Forlan's finishing school at Old Trafford

Posted by Musa Okwonga

Diego Forlan was not an instant hit at United, unlike Robin van PersiePA PhotosDiego Forlan: Remembered for his goals in some parts of the globe, and his drought elsewhere.

There are few things stranger in Manchester United's recent history than the time which Diego Forlan spent at Old Trafford. The Uruguayan will end his career as someone who, during his peak, was one of the best strikers in the world; he arrived from Independiente with a fantastic reputation, and would go on to be named the player of the tournament at the 2010 World Cup. Yet his later rise to global prominence would not have been predicted by anyone who watched his early games for United. Forlan failed to score for his first 26 games, and only netted his first after begging for a penalty in a 5-2 win over Maccabi Haifa in the UEFA Champions League. His finishing in the intervening period had been a mixture of one part utterly unfortunate to two parts thoroughly miserable.

Forlan illustrates the fear that forwards sometimes have of scoring goals at the very highest level. Most of the teams for which he has flourished - Villarreal, Atletico Madrid, and Uruguay - have been teams which were outsiders, usurpers, threats to football's established order. But he also enjoyed success at Independiente, where his strike-rate of a goal every other game over eighty matches encouraged Manchester United to shell out almost £7 million for him. For his first eight months at Old Trafford, he mostly appeared overwhelmed.

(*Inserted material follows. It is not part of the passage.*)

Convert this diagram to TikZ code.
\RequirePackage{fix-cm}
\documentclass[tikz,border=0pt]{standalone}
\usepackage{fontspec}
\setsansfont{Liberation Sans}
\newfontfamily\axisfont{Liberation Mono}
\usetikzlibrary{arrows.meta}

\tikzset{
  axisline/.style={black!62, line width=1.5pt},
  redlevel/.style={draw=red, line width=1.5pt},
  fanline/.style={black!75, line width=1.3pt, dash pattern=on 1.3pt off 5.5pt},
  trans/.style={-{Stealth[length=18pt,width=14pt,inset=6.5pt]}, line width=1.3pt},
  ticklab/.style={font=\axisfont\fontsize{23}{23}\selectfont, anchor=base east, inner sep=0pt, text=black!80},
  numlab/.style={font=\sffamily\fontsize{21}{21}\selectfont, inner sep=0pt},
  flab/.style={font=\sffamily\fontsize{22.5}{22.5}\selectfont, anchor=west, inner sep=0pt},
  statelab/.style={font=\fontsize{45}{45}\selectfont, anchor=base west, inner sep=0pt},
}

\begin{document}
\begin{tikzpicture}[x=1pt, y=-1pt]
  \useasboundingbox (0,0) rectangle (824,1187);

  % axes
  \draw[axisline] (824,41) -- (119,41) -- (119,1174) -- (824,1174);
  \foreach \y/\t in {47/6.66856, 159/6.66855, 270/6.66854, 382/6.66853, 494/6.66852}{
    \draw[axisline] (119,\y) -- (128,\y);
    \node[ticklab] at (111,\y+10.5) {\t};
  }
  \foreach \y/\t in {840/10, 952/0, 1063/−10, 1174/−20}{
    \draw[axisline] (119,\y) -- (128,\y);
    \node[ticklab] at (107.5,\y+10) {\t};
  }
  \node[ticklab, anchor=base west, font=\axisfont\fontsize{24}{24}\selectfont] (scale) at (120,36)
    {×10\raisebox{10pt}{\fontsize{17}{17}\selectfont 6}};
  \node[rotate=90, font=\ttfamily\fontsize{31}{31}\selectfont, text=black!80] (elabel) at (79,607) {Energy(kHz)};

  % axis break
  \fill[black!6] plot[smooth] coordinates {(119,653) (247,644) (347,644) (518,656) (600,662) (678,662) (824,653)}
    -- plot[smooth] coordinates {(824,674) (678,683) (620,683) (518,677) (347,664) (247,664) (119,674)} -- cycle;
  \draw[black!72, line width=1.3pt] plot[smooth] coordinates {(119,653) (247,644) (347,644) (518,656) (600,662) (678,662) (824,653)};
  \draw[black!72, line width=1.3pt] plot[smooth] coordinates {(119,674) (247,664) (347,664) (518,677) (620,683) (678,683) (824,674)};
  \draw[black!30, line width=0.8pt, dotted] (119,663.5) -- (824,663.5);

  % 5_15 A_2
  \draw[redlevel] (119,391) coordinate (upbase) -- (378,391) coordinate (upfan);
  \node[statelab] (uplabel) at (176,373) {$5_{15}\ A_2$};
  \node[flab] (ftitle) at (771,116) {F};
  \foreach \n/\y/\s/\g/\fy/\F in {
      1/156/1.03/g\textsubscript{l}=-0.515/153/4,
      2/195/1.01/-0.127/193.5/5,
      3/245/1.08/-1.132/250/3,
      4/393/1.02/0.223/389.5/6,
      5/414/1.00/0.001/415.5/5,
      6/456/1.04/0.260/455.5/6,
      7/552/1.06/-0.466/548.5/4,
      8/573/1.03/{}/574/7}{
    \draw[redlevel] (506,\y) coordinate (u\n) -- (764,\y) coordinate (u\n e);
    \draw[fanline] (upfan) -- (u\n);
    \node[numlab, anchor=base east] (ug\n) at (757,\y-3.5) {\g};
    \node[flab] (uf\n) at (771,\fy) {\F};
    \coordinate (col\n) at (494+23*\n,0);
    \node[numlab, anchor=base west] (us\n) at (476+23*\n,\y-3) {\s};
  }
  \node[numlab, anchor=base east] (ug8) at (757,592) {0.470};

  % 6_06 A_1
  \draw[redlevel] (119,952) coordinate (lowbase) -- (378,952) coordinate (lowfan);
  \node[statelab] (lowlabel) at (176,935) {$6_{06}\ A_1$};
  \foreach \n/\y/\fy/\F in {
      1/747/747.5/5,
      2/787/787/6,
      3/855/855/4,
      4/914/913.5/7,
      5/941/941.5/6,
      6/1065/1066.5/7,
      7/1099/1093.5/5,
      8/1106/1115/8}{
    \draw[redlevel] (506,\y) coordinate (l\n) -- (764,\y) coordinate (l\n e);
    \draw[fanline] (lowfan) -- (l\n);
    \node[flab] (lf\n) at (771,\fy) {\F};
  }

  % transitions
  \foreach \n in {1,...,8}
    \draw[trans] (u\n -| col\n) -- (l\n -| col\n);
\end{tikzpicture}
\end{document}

It is perhaps remarkable that Ferguson kept faith in him for so long. Of course, a multi-million pound investment should not be so lightly shelved, but it must have been tempting: one suspects that there must have been a huge difference between Forlan's accuracy on match-day and on the training-ground. Fortunately, and eventually, he found some form. During a three-game sequence, featuring wins over Newcastle, Arsenal and Liverpool, that was deemed decisive to his team's successful championship challenge, Forlan excelled. He scored twice in a 2-1 win at Anfield, and then later in the year struck a last-minute half-volley to steal a 2-1 victory over Chelsea.

His two-and-a-half stay, though, was punctuated by further long periods without goals, with double-game droughts not uncommon. Rarely can a major forward have had such fluctuations in self-esteem. After all, a video of the 17 goals that Forlan scored in 98 appearances for Manchester United reveals an array of sumptuous finishes with the head or either foot; these were promising elements that Forlan was to bring thrillingly together in La Liga, where he went on to become Europe's leading goalscorer on two occasions and to form an exceptional partnership with Sergio Aguero, a duo of which he was often the more ruthless member.

It might be better to view Forlan, as United at that time, as in transition. Though the Old Trafford side continued to win league championships during his time there, it was some time before they would win again in Europe; they were painfully adjusting for life at the game's summit. So, on reflection, was Forlan.

The soft landing of a move to Villarreal in 2004, where he found far more comfortable surroundings, allowed him to go on and become a forward who in the 2008-09 would find the net 35 times, for Atletico Madrid. Old Trafford would not mourn his departure, as its fans were still enjoying the emergence of Cristiano Ronaldo as the door swung shut behind the Uruguayan, but it can claim to be the place where he cut his set of surprisingly sharp teeth.